Playing that way requires selflessness rare on a World Cup roster but Morocco has rallied around its coach, who started eight foreign-born players against Spain. And the coach showed he had his players' backs, too, allowing them to share their time on soccer's biggest stage with their families.

Which is how Achraf Hakimi, whose penalty kick sealed the win over Spain, was able to celebrate the victory with his mother, who was sitting behind the goal waving a Moroccan flag.

Hakimi, who was born in Madrid and learned to play soccer at Real Madrid's academy, also celebrated his team's group-stage win over Belgium with his mom, posting a photo of their postgame embrace on Instagram under the caption "I love you Mom."

Having family members in Qatar has made the team's headquarters at the Wyndham Doha West Bay feel like home. So has the presence of the approximately 15,000 Moroccans who live in Qatar, many of whom helped fill Education City Stadium on Tuesday, creating a deafening roar.

"It's impossible to do that without your fans," Regragui said of his team's success.

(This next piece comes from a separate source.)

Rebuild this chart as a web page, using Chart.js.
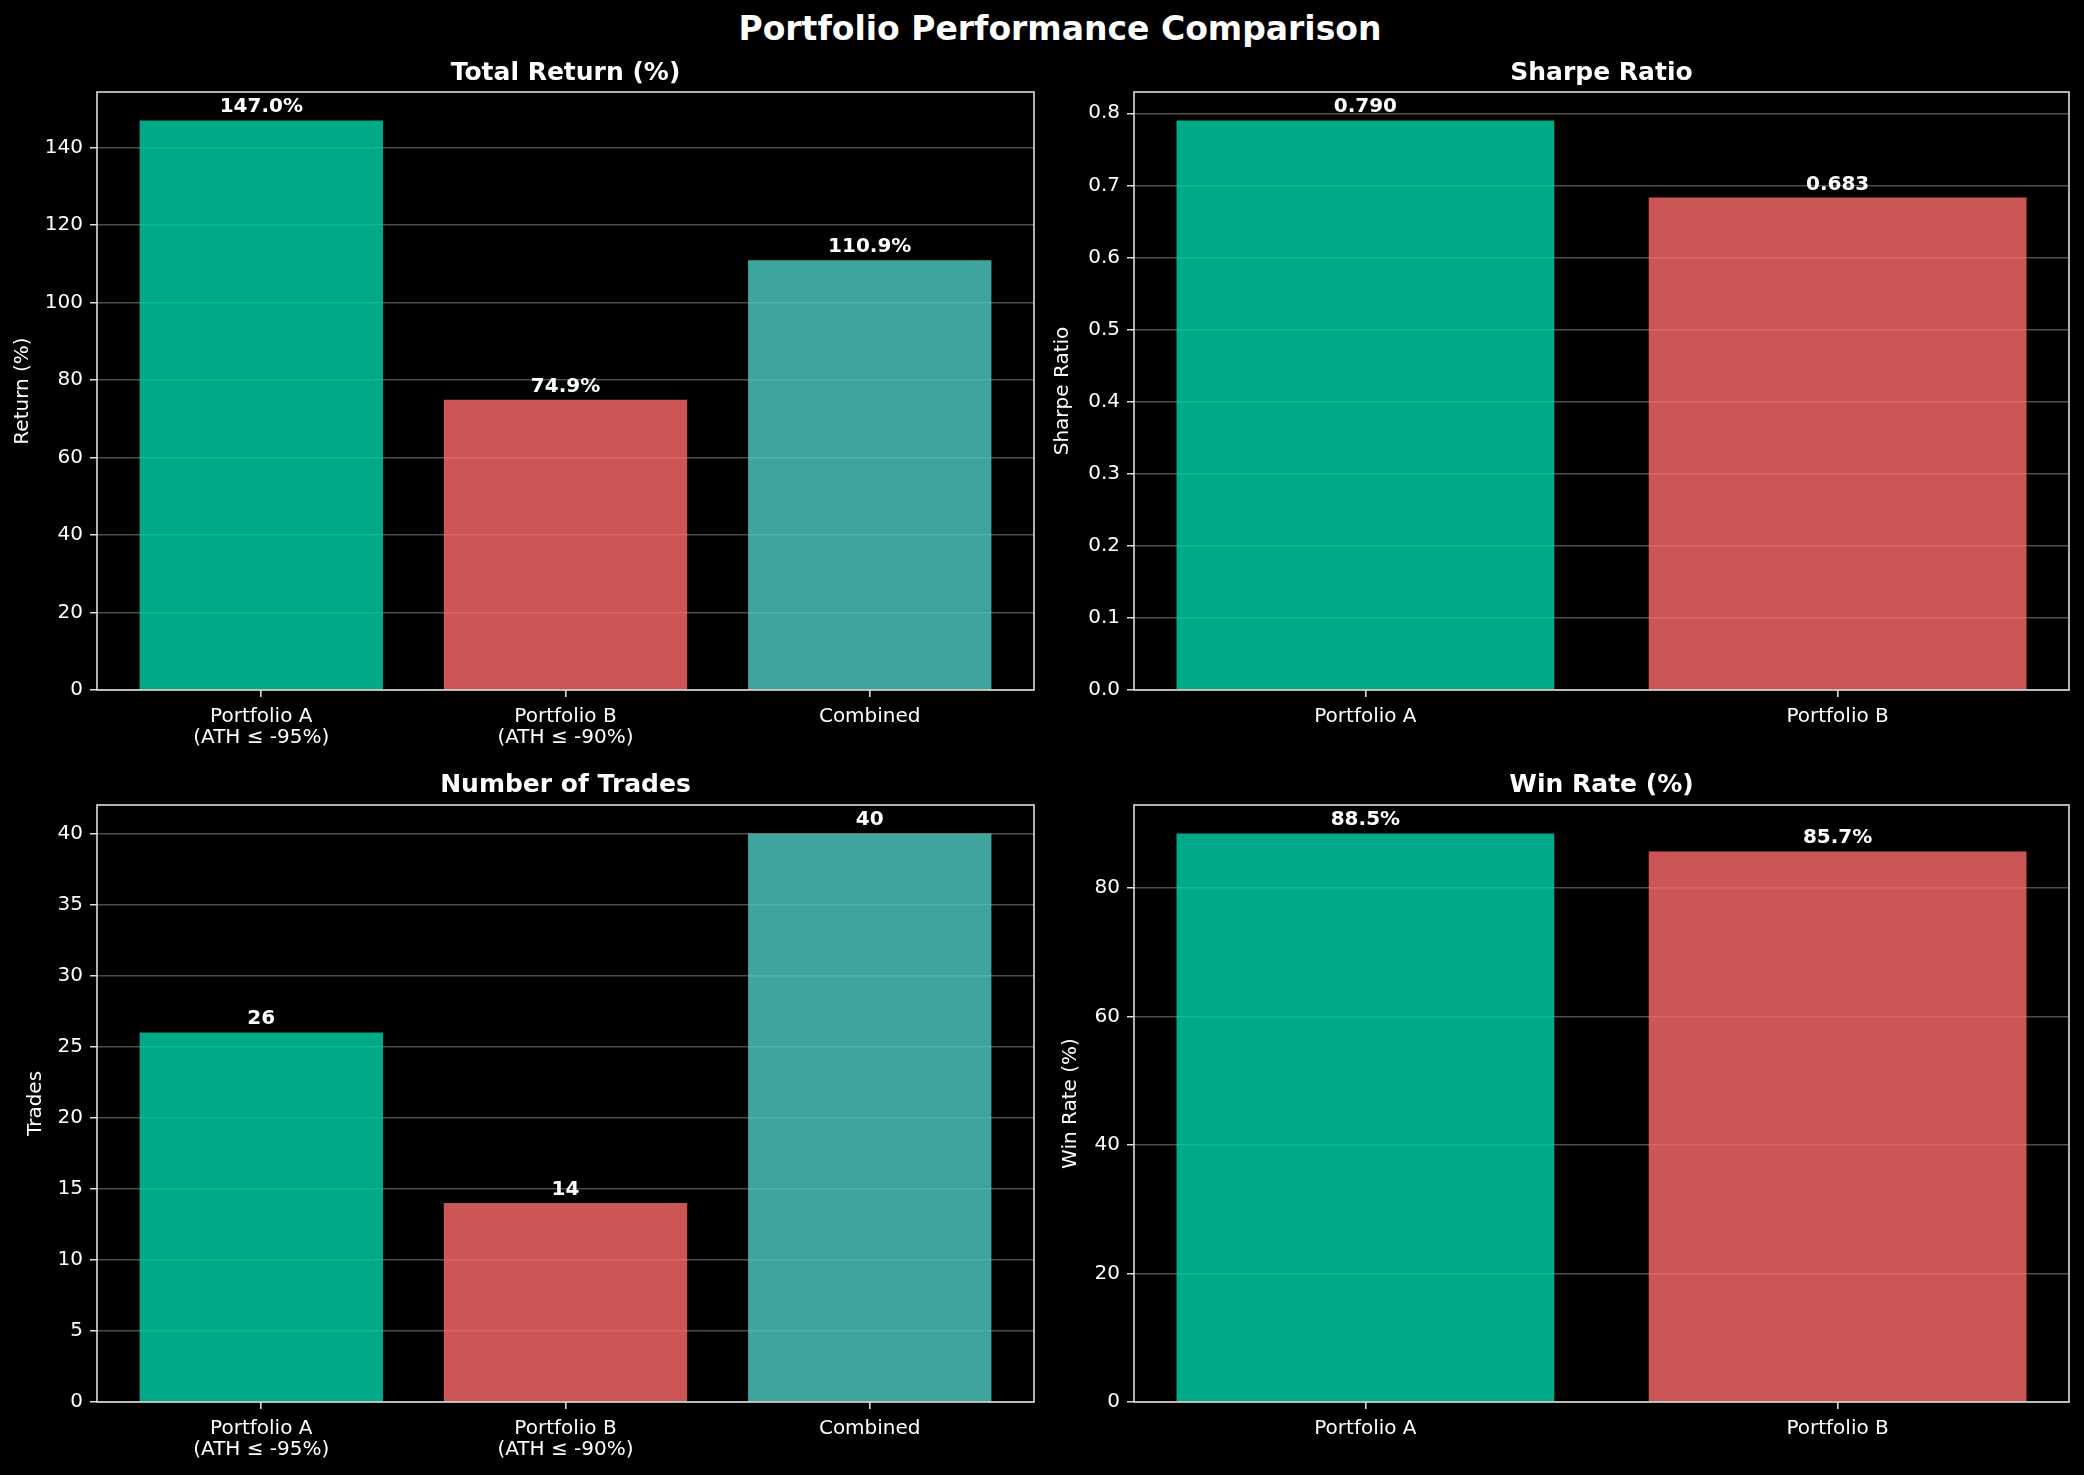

In the quarterfinals Morocco, ranked 22nd in the world by FIFA, the worst of any team remaining in the tournament, will see its familiar camaraderie tested by a Portuguese team that appears to be rife with strife. Cristiano Ronaldo, the team's star striker, was held out of the starting lineup for Tuesday's 6-1 win over Switzerland in the round of 16 after coach Fernando Santos expressed unhappiness with Ronaldo's attitude.

The benching didn't slow Portugal since Goncalo Ramos, Ronaldo's replacement, scored three times to become the first player in two decades to get a hat trick in his first World Cup start. Ramos also had an assist and after the win he joined his teammates in celebrating with their fans.

Ronaldo, who played the final 17 minutes off the bench, walked off the field alone.